If you have ever had to wait for someone in the salon or restaurant of a grand hotel, you will know what a great place it is for people watching. Now and again I have been lucky enough to stay in one of Paris’s top hotels, but most often I use them as the perfect venue to meet up with a friend or for a business appointment.
In Paris there are just a handful of hotels that are referred to as palaces. Names like the Plaza Athenée or the Meurice, conjure up images of luxurious décor and impeccable service.
This level of hospitality is an expensive business, both for the client and for the hotel . And at the moment there is a wave of major renovations taking place. The Plaza re-opened in August after a huge renewal, and currently the Crillon and the Ritz are both closed for business while they make themselves even more beautiful
These renovations are vital if they want to maintain their reputations, but they also run the risk of seeing their most faithful clientèle transfer their business permanently. Habits change and the other hotels are keen to snap up the displaced clientèle.

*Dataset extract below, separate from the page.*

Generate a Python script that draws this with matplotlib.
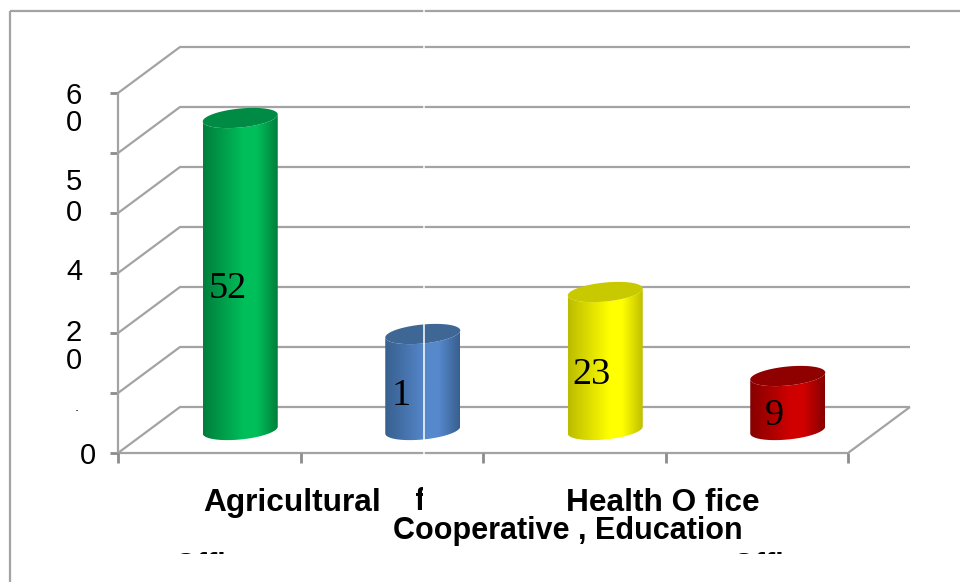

Besides being the watering hole for tourists and mere mortals like myself, the lobbies and restaurants of the Paris palaces often serve as meeting places for fashion designers, politicians, CEOs, foreign dignitaries, and even spies. This tradition dates back centuries – the Franco-American treaty of alliance was after all signed at the Crillon in 1778!
Certain names famously prefer certain establishments – former president Nicolas Sarkozy, for example, often dined at the Bristol, the fashion industry loves the Meurice although Coco Chanel famously lived at the Ritz for over 30 years.
In the midst of the perfectly oiled cogs of a daily palace routine, the maitre d’ has to be continually aware of who his guests are, and what – if any – role they play outside of the hotel. Certain businessmen must never be seated together, celebrities have to be protected and politicians must not even be within sight of one another. It is a highly skilled game that demands years of experience to master.
So next time you are sipping a glass of Ruinart, enjoying the perfect macaron with your Lapsang, or politely pecking at a gourmet dish, take the time to observe the behaviour patterns of the rooms around you – I promise you some fun!